The Minimum Wage Debate Has Thrown Young People Under the Bus

In Youth Rights on October 27, 2014 by edwinforyouthrights Tagged:

Typed by Edwin Bonilla

The minimum wage debate is trying to paint young employees as people who shouldn’t deserve a minimum wage increase. You have probably read statistical illustrations which say that half of minimum wage employees are 25 and older. I saw this type of illustration from the AFL-CIO website. Those statistical illustrations are being used to marginalize young people out of the minimum wage debate. Young people, regardless of age, deserve to be part of a minimum wage increase. As important as this is that they should be part of whatever minimum wage increase that will come in the future. Organizations and political parties which want to describe young people as undeserving of a minimum wage increase are using a disgraceful strategy to get a minimum wage increase. This sort of strategy is designed to make sure that young people are paid less than older workers if a higher federal minimum wage were to become law.

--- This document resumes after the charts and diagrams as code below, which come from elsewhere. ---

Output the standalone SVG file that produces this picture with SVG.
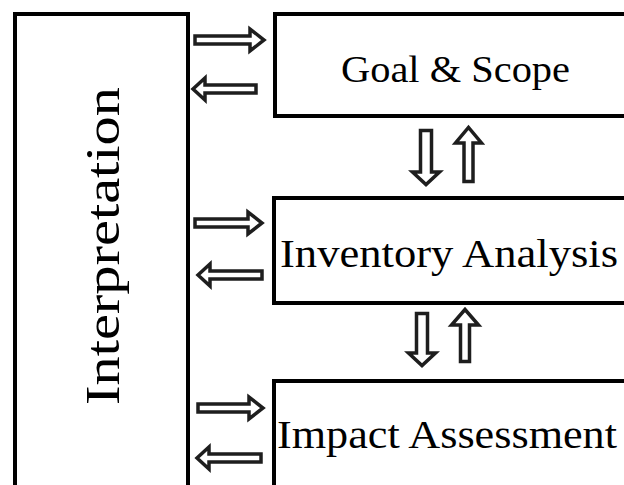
<svg xmlns="http://www.w3.org/2000/svg" width="624" height="485" viewBox="0 0 624 485">
<style>
.box{fill:#fff;stroke:#000;stroke-width:4}
.lbl{font-family:"Liberation Serif","Times New Roman",serif;fill:#000}
.arr{fill:#fff;stroke:#1e1e1e;stroke-width:3.5;stroke-linejoin:miter}
</style>
<rect width="624" height="485" fill="#fff"/>
<g id="interpretation">
<rect class="box" x="15" y="14" width="173" height="500"/>
<text class="lbl" font-size="48" transform="translate(119,405) rotate(-90)" x="0" y="0" textLength="318" lengthAdjust="spacingAndGlyphs">Interpretation</text>
</g>
<g id="goal-scope">
<rect class="box" x="275" y="14" width="400" height="102"/>
<text class="lbl" font-size="38" x="341" y="82" textLength="229" lengthAdjust="spacingAndGlyphs">Goal &amp; Scope</text>
</g>
<g id="inventory-analysis">
<rect class="box" x="274" y="198" width="400" height="105"/>
<text class="lbl" font-size="41" x="280" y="267" textLength="338" lengthAdjust="spacingAndGlyphs">Inventory Analysis</text>
</g>
<g id="impact-assessment">
<rect class="box" x="274" y="381" width="400" height="200"/>
<text class="lbl" font-size="40" x="277" y="448" textLength="340" lengthAdjust="spacingAndGlyphs">Impact Assessment</text>
</g>
<g id="connectors">
<path class="arr" d="M195,36 H250 V29 L264,40 L250,51 V44 H195 Z"/>
<path class="arr" d="M195,219 H248 V212 L262,223 L248,234 V227 H195 Z"/>
<path class="arr" d="M198,404 H249 V397 L263,408 L249,419 V412 H198 Z"/>
<path class="arr" d="M256,85 H205 V78 L193,89 L205,100 V93 H256 Z"/>
<path class="arr" d="M262,271 H210 V264 L198,275 L210,286 V279 H262 Z"/>
<path class="arr" d="M261,454 H209 V447 L197,458 L209,469 V462 H261 Z"/>
<path class="arr" d="M420.5,130.5 H431.5 V172 H439.5 L426,184.5 L412.5,172 H420.5 Z"/>
<path class="arr" d="M416.5,313.5 H427.5 V353 H435.5 L422,365.5 L408.5,353 H416.5 Z"/>
<path class="arr" d="M464,181.5 H473 V143 H481.5 L468.5,127.5 L455.5,143 H464 Z"/>
<path class="arr" d="M460.5,361.5 H469.5 V325 H478.5 L465,309.5 L451.5,325 H460.5 Z"/>
</g>
</svg>
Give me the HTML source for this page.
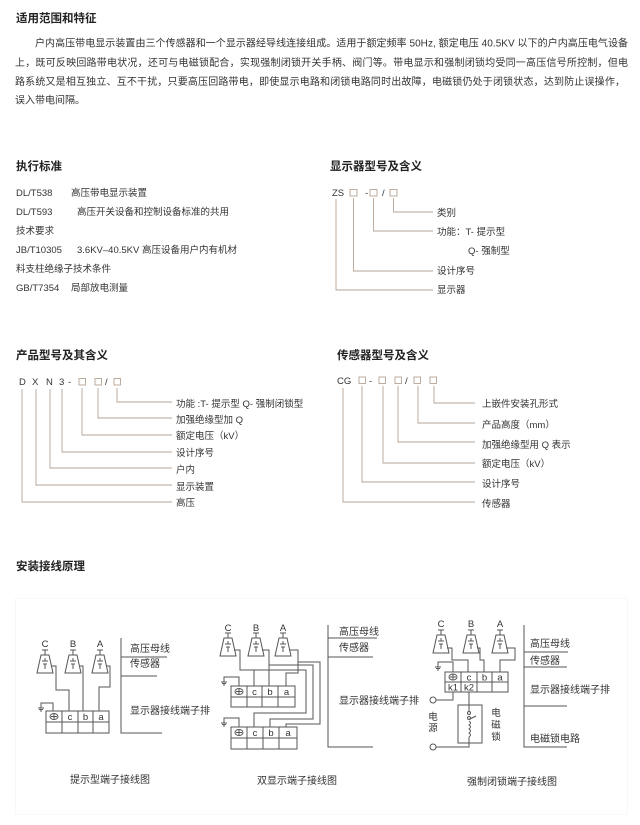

Many young people who are employed are valuable to the company they work for. Even in unison, they are valuable to companies. Due to ageism that is encouraged in this society, it is easy for many people to dismiss young employees as being worthless at their job. However, many young people are productive in the job they perform. Young people deserve job protection, labor union representation and effective wage guarantees. I don’t care if an employee is 16 or 39; she or he deserves to be paid the published rate per year from the company. If a company was to be greedy and pay employees just the minimum wage, then young employees must also be paid the minimum wage as well. Progressive organizations are purposefully using age discriminatory strategy in trying to get a higher minimum wage. Organizations which support a $15 per hour minimum wage are guilty of using this strategy. I agree with a $15 per hour minimum wage but joining those organizations would be in joining age discrimination against young people. The minimum wage debate must effectively be representative to young people.